#### Required task:
Leave out the pictures and repeat everything else in the records exactly.

#### Given records:
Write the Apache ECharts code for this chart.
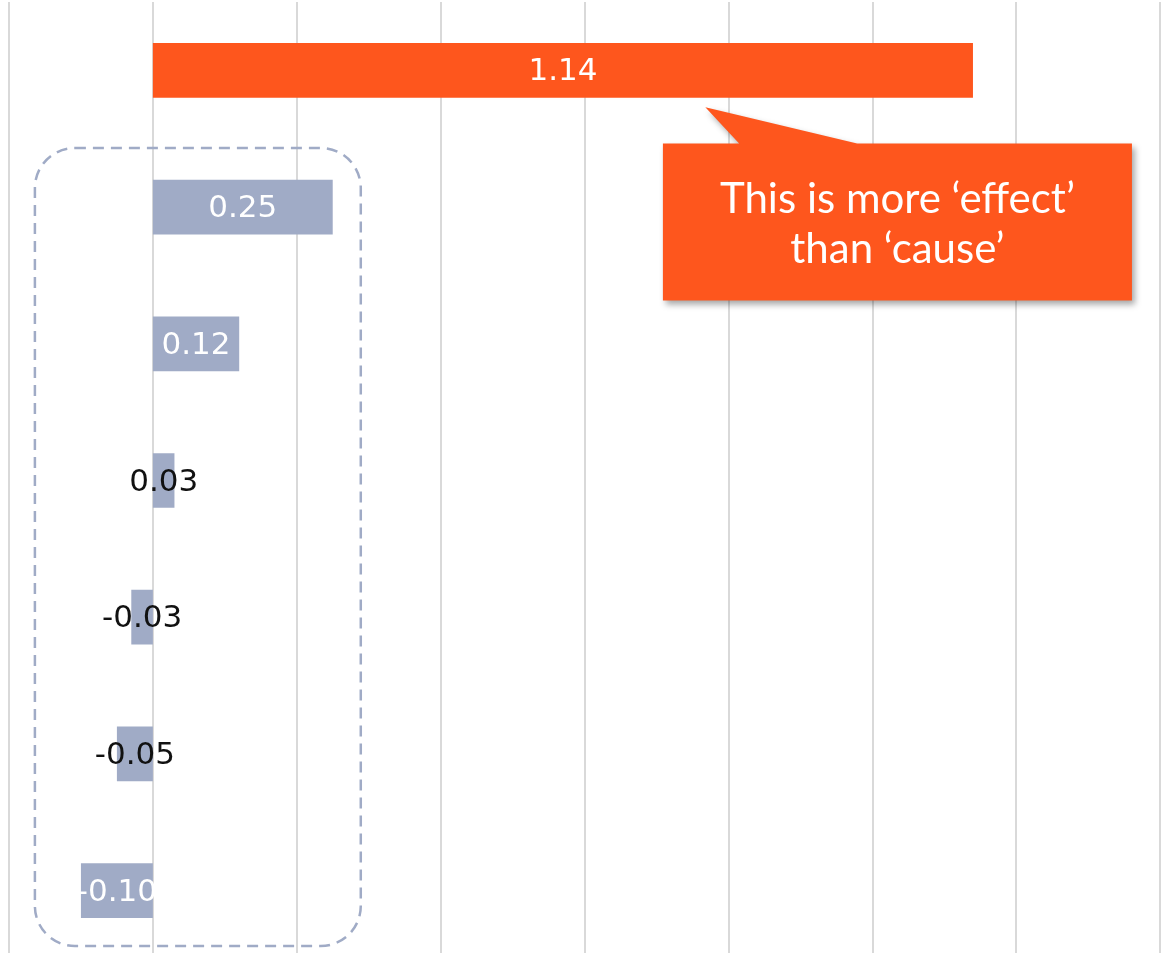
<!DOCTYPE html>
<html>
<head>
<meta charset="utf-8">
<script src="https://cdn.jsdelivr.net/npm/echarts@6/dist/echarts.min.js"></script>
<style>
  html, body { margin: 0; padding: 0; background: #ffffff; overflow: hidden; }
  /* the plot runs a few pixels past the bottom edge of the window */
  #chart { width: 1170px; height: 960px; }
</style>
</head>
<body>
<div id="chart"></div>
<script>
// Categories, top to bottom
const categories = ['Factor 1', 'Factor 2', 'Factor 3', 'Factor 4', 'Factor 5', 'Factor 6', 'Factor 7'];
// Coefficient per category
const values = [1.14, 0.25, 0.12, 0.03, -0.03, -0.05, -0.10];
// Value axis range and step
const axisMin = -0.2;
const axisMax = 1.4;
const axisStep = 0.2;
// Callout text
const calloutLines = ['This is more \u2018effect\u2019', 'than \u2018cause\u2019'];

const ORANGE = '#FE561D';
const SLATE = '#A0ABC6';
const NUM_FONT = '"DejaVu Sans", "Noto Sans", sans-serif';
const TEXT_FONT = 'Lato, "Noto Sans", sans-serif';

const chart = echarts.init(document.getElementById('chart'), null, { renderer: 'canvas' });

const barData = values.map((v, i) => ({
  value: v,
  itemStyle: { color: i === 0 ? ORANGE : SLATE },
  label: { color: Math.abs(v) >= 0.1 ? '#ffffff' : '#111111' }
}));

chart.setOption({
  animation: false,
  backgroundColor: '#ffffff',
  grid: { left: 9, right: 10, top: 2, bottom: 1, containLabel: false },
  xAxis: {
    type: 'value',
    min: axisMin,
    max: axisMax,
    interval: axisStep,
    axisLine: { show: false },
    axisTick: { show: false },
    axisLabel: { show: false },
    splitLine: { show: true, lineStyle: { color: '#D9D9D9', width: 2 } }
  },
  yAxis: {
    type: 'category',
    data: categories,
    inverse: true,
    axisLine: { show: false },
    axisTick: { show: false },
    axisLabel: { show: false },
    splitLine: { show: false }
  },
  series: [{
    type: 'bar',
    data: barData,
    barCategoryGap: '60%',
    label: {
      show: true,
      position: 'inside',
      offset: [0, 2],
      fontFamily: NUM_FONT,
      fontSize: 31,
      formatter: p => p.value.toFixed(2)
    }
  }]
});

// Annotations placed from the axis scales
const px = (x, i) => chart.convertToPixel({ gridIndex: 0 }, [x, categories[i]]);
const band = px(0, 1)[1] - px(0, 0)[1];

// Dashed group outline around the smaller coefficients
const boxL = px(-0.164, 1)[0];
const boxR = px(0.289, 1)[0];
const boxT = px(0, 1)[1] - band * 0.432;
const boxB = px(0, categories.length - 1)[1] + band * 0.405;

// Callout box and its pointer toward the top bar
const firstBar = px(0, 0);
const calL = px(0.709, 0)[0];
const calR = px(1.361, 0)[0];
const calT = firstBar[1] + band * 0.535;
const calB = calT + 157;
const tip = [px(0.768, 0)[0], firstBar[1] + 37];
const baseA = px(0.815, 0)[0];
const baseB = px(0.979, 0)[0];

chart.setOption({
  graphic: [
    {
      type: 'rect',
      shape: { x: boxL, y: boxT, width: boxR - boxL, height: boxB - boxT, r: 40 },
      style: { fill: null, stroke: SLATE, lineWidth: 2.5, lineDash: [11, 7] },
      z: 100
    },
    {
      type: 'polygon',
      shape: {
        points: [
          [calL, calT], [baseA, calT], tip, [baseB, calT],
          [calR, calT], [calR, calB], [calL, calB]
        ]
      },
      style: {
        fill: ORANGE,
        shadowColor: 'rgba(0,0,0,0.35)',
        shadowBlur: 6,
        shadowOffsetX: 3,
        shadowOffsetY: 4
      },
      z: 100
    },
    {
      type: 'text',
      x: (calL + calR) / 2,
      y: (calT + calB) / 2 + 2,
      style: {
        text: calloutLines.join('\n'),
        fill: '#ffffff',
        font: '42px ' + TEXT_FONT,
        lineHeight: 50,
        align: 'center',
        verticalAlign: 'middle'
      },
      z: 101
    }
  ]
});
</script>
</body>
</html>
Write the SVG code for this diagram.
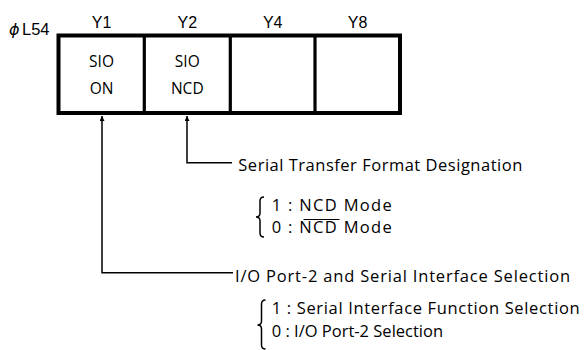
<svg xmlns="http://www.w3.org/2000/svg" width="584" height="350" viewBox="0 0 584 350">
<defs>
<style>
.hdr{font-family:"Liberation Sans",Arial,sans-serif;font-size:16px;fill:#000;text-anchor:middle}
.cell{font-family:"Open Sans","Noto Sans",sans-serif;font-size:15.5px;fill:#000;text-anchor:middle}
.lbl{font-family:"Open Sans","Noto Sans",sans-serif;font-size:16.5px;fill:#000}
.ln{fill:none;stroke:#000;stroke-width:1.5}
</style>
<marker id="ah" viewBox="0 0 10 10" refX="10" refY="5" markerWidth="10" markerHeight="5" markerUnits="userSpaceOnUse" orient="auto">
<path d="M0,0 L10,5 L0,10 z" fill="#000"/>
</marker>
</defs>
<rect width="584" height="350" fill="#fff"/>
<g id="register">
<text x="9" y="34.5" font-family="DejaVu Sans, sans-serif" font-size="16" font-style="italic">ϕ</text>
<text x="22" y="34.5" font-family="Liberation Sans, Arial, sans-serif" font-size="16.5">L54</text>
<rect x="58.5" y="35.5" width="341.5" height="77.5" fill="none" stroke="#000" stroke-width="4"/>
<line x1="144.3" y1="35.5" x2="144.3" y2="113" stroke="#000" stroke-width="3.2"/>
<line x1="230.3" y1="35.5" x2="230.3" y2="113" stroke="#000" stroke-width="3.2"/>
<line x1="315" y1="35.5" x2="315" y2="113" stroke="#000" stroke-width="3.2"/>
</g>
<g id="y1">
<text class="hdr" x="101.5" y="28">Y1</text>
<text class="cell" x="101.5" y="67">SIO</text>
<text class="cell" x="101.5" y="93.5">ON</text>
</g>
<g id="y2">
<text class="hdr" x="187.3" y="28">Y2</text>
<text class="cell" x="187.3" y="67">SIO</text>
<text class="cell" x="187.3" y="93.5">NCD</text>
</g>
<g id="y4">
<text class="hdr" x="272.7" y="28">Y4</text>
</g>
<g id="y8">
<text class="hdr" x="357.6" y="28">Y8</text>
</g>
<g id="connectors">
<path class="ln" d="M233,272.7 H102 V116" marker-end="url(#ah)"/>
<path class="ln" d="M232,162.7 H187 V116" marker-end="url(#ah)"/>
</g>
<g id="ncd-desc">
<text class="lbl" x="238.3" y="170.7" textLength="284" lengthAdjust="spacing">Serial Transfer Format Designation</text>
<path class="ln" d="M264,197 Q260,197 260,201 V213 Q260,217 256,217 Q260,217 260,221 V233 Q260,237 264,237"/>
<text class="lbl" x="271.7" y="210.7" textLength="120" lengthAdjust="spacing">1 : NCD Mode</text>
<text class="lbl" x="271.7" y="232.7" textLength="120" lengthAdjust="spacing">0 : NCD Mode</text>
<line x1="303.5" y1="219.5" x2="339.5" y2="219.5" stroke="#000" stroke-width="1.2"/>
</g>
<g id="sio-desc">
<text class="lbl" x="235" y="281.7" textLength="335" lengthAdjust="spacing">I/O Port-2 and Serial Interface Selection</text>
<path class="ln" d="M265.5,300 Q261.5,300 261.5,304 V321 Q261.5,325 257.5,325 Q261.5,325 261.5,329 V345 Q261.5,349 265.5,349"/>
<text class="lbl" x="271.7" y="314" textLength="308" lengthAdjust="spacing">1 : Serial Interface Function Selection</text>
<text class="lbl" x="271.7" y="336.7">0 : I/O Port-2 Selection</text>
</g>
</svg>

#### Exercise output:
Write the Apache ECharts code for this chart.
<!DOCTYPE html>
<html>
<head>
<meta charset="utf-8">
<script src="https://cdn.jsdelivr.net/npm/echarts@6/dist/echarts.min.js"></script>
<style>
  html, body { margin: 0; padding: 0; background: #ffffff; overflow: hidden; }
  /* the plot runs a few pixels past the bottom edge of the window */
  #chart { width: 1170px; height: 960px; }
</style>
</head>
<body>
<div id="chart"></div>
<script>
// Categories, top to bottom
const categories = ['Factor 1', 'Factor 2', 'Factor 3', 'Factor 4', 'Factor 5', 'Factor 6', 'Factor 7'];
// Coefficient per category
const values = [1.14, 0.25, 0.12, 0.03, -0.03, -0.05, -0.10];
// Value axis range and step
const axisMin = -0.2;
const axisMax = 1.4;
const axisStep = 0.2;
// Callout text
const calloutLines = ['This is more \u2018effect\u2019', 'than \u2018cause\u2019'];

const ORANGE = '#FE561D';
const SLATE = '#A0ABC6';
const NUM_FONT = '"DejaVu Sans", "Noto Sans", sans-serif';
const TEXT_FONT = 'Lato, "Noto Sans", sans-serif';

const chart = echarts.init(document.getElementById('chart'), null, { renderer: 'canvas' });

const barData = values.map((v, i) => ({
  value: v,
  itemStyle: { color: i === 0 ? ORANGE : SLATE },
  label: { color: Math.abs(v) >= 0.1 ? '#ffffff' : '#111111' }
}));

chart.setOption({
  animation: false,
  backgroundColor: '#ffffff',
  grid: { left: 9, right: 10, top: 2, bottom: 1, containLabel: false },
  xAxis: {
    type: 'value',
    min: axisMin,
    max: axisMax,
    interval: axisStep,
    axisLine: { show: false },
    axisTick: { show: false },
    axisLabel: { show: false },
    splitLine: { show: true, lineStyle: { color: '#D9D9D9', width: 2 } }
  },
  yAxis: {
    type: 'category',
    data: categories,
    inverse: true,
    axisLine: { show: false },
    axisTick: { show: false },
    axisLabel: { show: false },
    splitLine: { show: false }
  },
  series: [{
    type: 'bar',
    data: barData,
    barCategoryGap: '60%',
    label: {
      show: true,
      position: 'inside',
      offset: [0, 2],
      fontFamily: NUM_FONT,
      fontSize: 31,
      formatter: p => p.value.toFixed(2)
    }
  }]
});

// Annotations placed from the axis scales
const px = (x, i) => chart.convertToPixel({ gridIndex: 0 }, [x, categories[i]]);
const band = px(0, 1)[1] - px(0, 0)[1];

// Dashed group outline around the smaller coefficients
const boxL = px(-0.164, 1)[0];
const boxR = px(0.289, 1)[0];
const boxT = px(0, 1)[1] - band * 0.432;
const boxB = px(0, categories.length - 1)[1] + band * 0.405;

// Callout box and its pointer toward the top bar
const firstBar = px(0, 0);
const calL = px(0.709, 0)[0];
const calR = px(1.361, 0)[0];
const calT = firstBar[1] + band * 0.535;
const calB = calT + 157;
const tip = [px(0.768, 0)[0], firstBar[1] + 37];
const baseA = px(0.815, 0)[0];
const baseB = px(0.979, 0)[0];

chart.setOption({
  graphic: [
    {
      type: 'rect',
      shape: { x: boxL, y: boxT, width: boxR - boxL, height: boxB - boxT, r: 40 },
      style: { fill: null, stroke: SLATE, lineWidth: 2.5, lineDash: [11, 7] },
      z: 100
    },
    {
      type: 'polygon',
      shape: {
        points: [
          [calL, calT], [baseA, calT], tip, [baseB, calT],
          [calR, calT], [calR, calB], [calL, calB]
        ]
      },
      style: {
        fill: ORANGE,
        shadowColor: 'rgba(0,0,0,0.35)',
        shadowBlur: 6,
        shadowOffsetX: 3,
        shadowOffsetY: 4
      },
      z: 100
    },
    {
      type: 'text',
      x: (calL + calR) / 2,
      y: (calT + calB) / 2 + 2,
      style: {
        text: calloutLines.join('\n'),
        fill: '#ffffff',
        font: '42px ' + TEXT_FONT,
        lineHeight: 50,
        align: 'center',
        verticalAlign: 'middle'
      },
      z: 101
    }
  ]
});
</script>
</body>
</html>
Write the SVG code for this diagram.
<svg xmlns="http://www.w3.org/2000/svg" width="584" height="350" viewBox="0 0 584 350">
<defs>
<style>
.hdr{font-family:"Liberation Sans",Arial,sans-serif;font-size:16px;fill:#000;text-anchor:middle}
.cell{font-family:"Open Sans","Noto Sans",sans-serif;font-size:15.5px;fill:#000;text-anchor:middle}
.lbl{font-family:"Open Sans","Noto Sans",sans-serif;font-size:16.5px;fill:#000}
.ln{fill:none;stroke:#000;stroke-width:1.5}
</style>
<marker id="ah" viewBox="0 0 10 10" refX="10" refY="5" markerWidth="10" markerHeight="5" markerUnits="userSpaceOnUse" orient="auto">
<path d="M0,0 L10,5 L0,10 z" fill="#000"/>
</marker>
</defs>
<rect width="584" height="350" fill="#fff"/>
<g id="register">
<text x="9" y="34.5" font-family="DejaVu Sans, sans-serif" font-size="16" font-style="italic">ϕ</text>
<text x="22" y="34.5" font-family="Liberation Sans, Arial, sans-serif" font-size="16.5">L54</text>
<rect x="58.5" y="35.5" width="341.5" height="77.5" fill="none" stroke="#000" stroke-width="4"/>
<line x1="144.3" y1="35.5" x2="144.3" y2="113" stroke="#000" stroke-width="3.2"/>
<line x1="230.3" y1="35.5" x2="230.3" y2="113" stroke="#000" stroke-width="3.2"/>
<line x1="315" y1="35.5" x2="315" y2="113" stroke="#000" stroke-width="3.2"/>
</g>
<g id="y1">
<text class="hdr" x="101.5" y="28">Y1</text>
<text class="cell" x="101.5" y="67">SIO</text>
<text class="cell" x="101.5" y="93.5">ON</text>
</g>
<g id="y2">
<text class="hdr" x="187.3" y="28">Y2</text>
<text class="cell" x="187.3" y="67">SIO</text>
<text class="cell" x="187.3" y="93.5">NCD</text>
</g>
<g id="y4">
<text class="hdr" x="272.7" y="28">Y4</text>
</g>
<g id="y8">
<text class="hdr" x="357.6" y="28">Y8</text>
</g>
<g id="connectors">
<path class="ln" d="M233,272.7 H102 V116" marker-end="url(#ah)"/>
<path class="ln" d="M232,162.7 H187 V116" marker-end="url(#ah)"/>
</g>
<g id="ncd-desc">
<text class="lbl" x="238.3" y="170.7" textLength="284" lengthAdjust="spacing">Serial Transfer Format Designation</text>
<path class="ln" d="M264,197 Q260,197 260,201 V213 Q260,217 256,217 Q260,217 260,221 V233 Q260,237 264,237"/>
<text class="lbl" x="271.7" y="210.7" textLength="120" lengthAdjust="spacing">1 : NCD Mode</text>
<text class="lbl" x="271.7" y="232.7" textLength="120" lengthAdjust="spacing">0 : NCD Mode</text>
<line x1="303.5" y1="219.5" x2="339.5" y2="219.5" stroke="#000" stroke-width="1.2"/>
</g>
<g id="sio-desc">
<text class="lbl" x="235" y="281.7" textLength="335" lengthAdjust="spacing">I/O Port-2 and Serial Interface Selection</text>
<path class="ln" d="M265.5,300 Q261.5,300 261.5,304 V321 Q261.5,325 257.5,325 Q261.5,325 261.5,329 V345 Q261.5,349 265.5,349"/>
<text class="lbl" x="271.7" y="314" textLength="308" lengthAdjust="spacing">1 : Serial Interface Function Selection</text>
<text class="lbl" x="271.7" y="336.7">0 : I/O Port-2 Selection</text>
</g>
</svg>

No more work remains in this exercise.